** BEGIN Records for the task **

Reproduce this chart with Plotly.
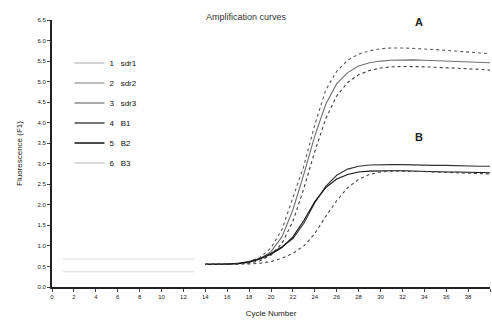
import plotly.graph_objects as go

# ---- data ----
cycles = list(range(14, 41))
early_cycles = list(range(1, 14))
early_hi = [0.68] * 13
early_lo = [0.37] * 13

names = ["1\u00a0\u00a0\u00a0sdr1", "2\u00a0\u00a0\u00a0sdr2", "3\u00a0\u00a0\u00a0sdr3",
         "4\u00a0\u00a0\u00a0B1", "5\u00a0\u00a0\u00a0B2", "6\u00a0\u00a0\u00a0B3"]

sdr1 = [0.55, 0.55, 0.56, 0.58, 0.62, 0.72, 0.95, 1.40, 2.15, 2.95, 3.95, 4.80, 5.25, 5.52,
        5.67, 5.75, 5.80, 5.82, 5.82, 5.81, 5.80, 5.78, 5.76, 5.74, 5.72, 5.70, 5.68]
sdr2 = [0.55, 0.55, 0.55, 0.57, 0.60, 0.68, 0.86, 1.22, 1.88, 2.75, 3.68, 4.45, 4.95, 5.22,
        5.38, 5.46, 5.50, 5.52, 5.53, 5.53, 5.52, 5.51, 5.50, 5.49, 5.48, 5.47, 5.46]
sdr3 = [0.55, 0.55, 0.55, 0.56, 0.58, 0.64, 0.78, 1.06, 1.60, 2.40, 3.30, 4.10, 4.65, 4.98,
        5.17, 5.27, 5.33, 5.36, 5.37, 5.37, 5.36, 5.35, 5.34, 5.32, 5.31, 5.30, 5.28]
b1 = [0.55, 0.55, 0.56, 0.58, 0.62, 0.70, 0.82, 0.98, 1.18, 1.55, 2.05, 2.45, 2.72, 2.87,
      2.94, 2.97, 2.98, 2.98, 2.98, 2.97, 2.97, 2.96, 2.96, 2.95, 2.95, 2.94, 2.94]
b2 = [0.55, 0.55, 0.56, 0.57, 0.61, 0.68, 0.80, 0.96, 1.22, 1.62, 2.08, 2.42, 2.63, 2.74,
      2.80, 2.82, 2.83, 2.83, 2.83, 2.82, 2.82, 2.81, 2.80, 2.80, 2.79, 2.79, 2.78]
b3 = [0.55, 0.55, 0.55, 0.55, 0.56, 0.58, 0.62, 0.70, 0.82, 1.00, 1.30, 1.72, 2.10, 2.42,
      2.62, 2.74, 2.80, 2.82, 2.82, 2.82, 2.81, 2.80, 2.79, 2.78, 2.77, 2.76, 2.75]
series = [sdr1, sdr2, sdr3, b1, b2, b3]
legend_colors = ["#c4c4c4", "#a6a6a6", "#8c8c8c", "#4a4a4a", "#111111", "#cccccc"]
curve_colors = ["#5a5a5a", "#707070", "#3c3c3c", "#333333", "#111111", "#4a4a4a"]

x_ticks = list(range(0, 41, 2))
y_ticks = [i * 0.5 for i in range(0, 14)]

FONT = "Liberation Sans, Arial, sans-serif"

fig = go.Figure()
for ev in (early_hi, early_lo):
    fig.add_trace(go.Scatter(x=early_cycles, y=ev, mode="lines",
                             line=dict(color="#dcdcdc", width=1), showlegend=False,
                             hoverinfo="skip"))
for i, vals in enumerate(series):
    fig.add_trace(go.Scatter(x=cycles, y=vals, mode="lines", showlegend=False,
                             line=dict(color=curve_colors[i], width=1.1,
                                       dash="dot" if i in (0, 2, 5) else "solid")))
# legend entries (solid swatches as in the reference)
for i, nm in enumerate(names):
    fig.add_trace(go.Scatter(x=[None], y=[None], mode="lines", name=nm,
                             legendgroup=f"g{i}",
                             line=dict(color=legend_colors[i], width=1.6)))

fig.update_layout(
    width=492, height=322,
    margin=dict(l=52, r=2, t=20, b=35),
    paper_bgcolor="white", plot_bgcolor="white",
    font=dict(family=FONT, size=7, color="#222"),
    title=dict(text="Amplification curves", x=0.5, xanchor="center", y=0.948,
               yanchor="middle", font=dict(size=9, family=FONT, color="#333")),
    showlegend=True,
    legend=dict(x=0.04, y=0.893, xanchor="left", yanchor="top", bgcolor="rgba(0,0,0,0)",
                font=dict(size=8, family=FONT, color="#111"), tracegroupgap=1,
                itemwidth=30),
    xaxis=dict(range=[0, 40], tickvals=x_ticks, ticktext=[str(v) for v in x_ticks],
               showgrid=False, zeroline=False, showline=True, linecolor="#222", linewidth=2,
               ticks="outside", ticklen=3, tickcolor="#444", tickfont=dict(size=6),
               title=dict(text="Cycle Number", font=dict(size=8, color="#222"), standoff=11)),
    yaxis=dict(range=[0, 6.5], tickvals=y_ticks, ticktext=[f"{v:.1f}" for v in y_ticks],
               showgrid=False, zeroline=False, showline=True, linecolor="#222", linewidth=2,
               ticks="outside", ticklen=3, tickcolor="#444", tickfont=dict(size=6),
               title=dict(text="Fluorescence (F1)", font=dict(size=8), standoff=14)),
    annotations=[
        dict(text="<b>A</b>", x=33.5, y=6.45, xref="x", yref="y", showarrow=False,
             font=dict(size=11, family=FONT, color="#222")),
        dict(text="<b>B</b>", x=33.5, y=3.65, xref="x", yref="y", showarrow=False,
             font=dict(size=11, family=FONT, color="#222")),
    ],
)
fig.write_html("out.html")
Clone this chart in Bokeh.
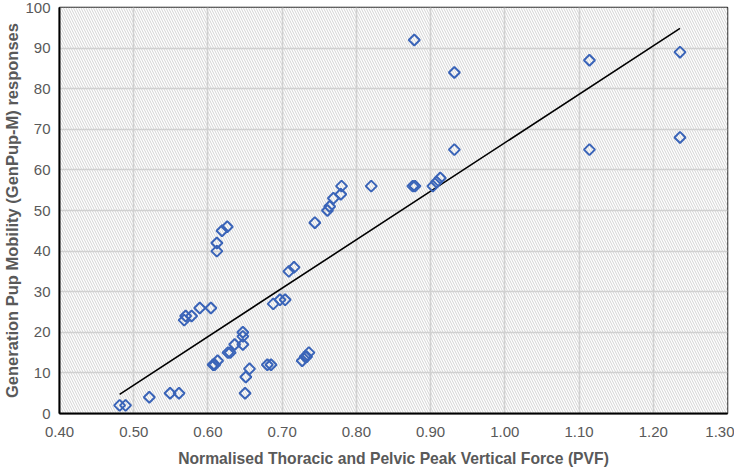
import numpy as np
from bokeh.plotting import figure
from bokeh.models import BoxAnnotation, FixedTicker, NumeralTickFormatter, Range1d
from bokeh.embed import file_html
from bokeh.resources import INLINE

# Normalised PVF (x) and GenPup-M responses (y)
pvf = [0.481, 0.489, 0.521, 0.549, 0.561, 0.568, 0.570, 0.578, 0.589, 0.604,
       0.607, 0.609, 0.613, 0.612, 0.612, 0.619, 0.626, 0.627, 0.630, 0.636,
       0.647, 0.647, 0.647, 0.650, 0.651, 0.656, 0.680, 0.685, 0.688, 0.697,
       0.704, 0.709, 0.716, 0.727, 0.731, 0.733, 0.736, 0.744, 0.761, 0.764,
       0.769, 0.779, 0.780, 0.820, 0.876, 0.879, 0.878, 0.903, 0.908, 0.913,
       0.932, 0.932, 1.114, 1.114, 1.236, 1.236]
genpup = [2, 2, 4, 5, 5, 23, 24, 24, 26, 26,
          12, 12, 13, 40, 42, 45, 46, 15, 15, 17,
          17, 19, 20, 5, 9, 11, 12, 12, 27, 28,
          28, 35, 36, 13, 14, 14, 15, 47, 50, 51,
          53, 54, 56, 56, 56, 56, 92, 56, 57, 58,
          65, 84, 87, 65, 89, 68]

x_ticks = [0.4, 0.5, 0.6, 0.7, 0.8, 0.9, 1.0, 1.1, 1.2, 1.3]
y_ticks = [0, 10, 20, 30, 40, 50, 60, 70, 80, 90, 100]

x_label = "Normalised Thoracic and Pelvic Peak Vertical Force (PVF)"
y_label = "Generation Pup Mobility (GenPup-M) responses"

FONT = "Liberation Sans"
GREY = "#595959"

p = figure(width=734, height=472, output_backend="svg", toolbar_location=None,
           x_range=Range1d(0.4, 1.3), y_range=Range1d(0, 100),
           min_border_left=52, min_border_right=7, min_border_top=7,
           min_border_bottom=59)

# hatched plot background
p.add_layout(BoxAnnotation(fill_color="white", fill_alpha=1.0,
                           hatch_pattern="\\", hatch_color="#c8c8c8",
                           hatch_scale=5, hatch_weight=0.8,
                           line_color=None, level="image"))

p.background_fill_color = "white"
p.outline_line_color = "#222222"
p.outline_line_width = 1.5

for g in (p.xgrid, p.ygrid):
    g.grid_line_color = "#d0d0d0"
    g.grid_line_width = 1.6

p.xaxis.ticker = FixedTicker(ticks=x_ticks)
p.yaxis.ticker = FixedTicker(ticks=y_ticks)
p.xaxis.formatter = NumeralTickFormatter(format="0.00")

for ax in (p.xaxis, p.yaxis):
    ax.axis_line_color = "black"
    ax.axis_line_width = 2
    ax.major_tick_line_color = None
    ax.minor_tick_line_color = None
    ax.major_tick_out = 0
    ax.major_tick_in = 0
    ax.minor_tick_out = 0
    ax.minor_tick_in = 0
    ax.major_label_text_font = FONT
    ax.major_label_text_font_size = "15px"
    ax.major_label_text_color = GREY
    ax.axis_label_text_font = FONT
    ax.axis_label_text_font_style = "bold"
    ax.axis_label_text_color = GREY

p.xaxis.axis_label_text_font_size = "15.7px"
p.yaxis.axis_label_text_font_size = "16.5px"
p.xaxis.axis_label = x_label
p.yaxis.axis_label = y_label
p.xaxis.major_label_standoff = 13
p.yaxis.major_label_standoff = 9
p.xaxis.axis_label_standoff = 10
p.yaxis.axis_label_standoff = 1

# linear trend line (least squares), drawn across the data range
slope, intercept = np.polyfit(pvf, genpup, 1)
xs = [min(pvf), max(pvf)]
ys = [slope * v + intercept for v in xs]
p.line(xs, ys, line_color="black", line_width=1.6)

p.scatter(pvf, genpup, marker="square", size=7.8, angle=np.pi / 4,
          fill_color=None, line_color="#3a64b8", line_width=2)

open("out.html", "w").write(file_html(p, INLINE))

** END Records for the task **

→ **Objective**
Nothing but the lines above, starting at the line that contains "Clone this chart in Bokeh." and ending at the line that contains "from bokeh.resources import INLINE", should be given again, exactly and without the pictures.

→ **Exercise answer**
Clone this chart in Bokeh.
import numpy as np
from bokeh.plotting import figure
from bokeh.models import BoxAnnotation, FixedTicker, NumeralTickFormatter, Range1d
from bokeh.embed import file_html
from bokeh.resources import INLINE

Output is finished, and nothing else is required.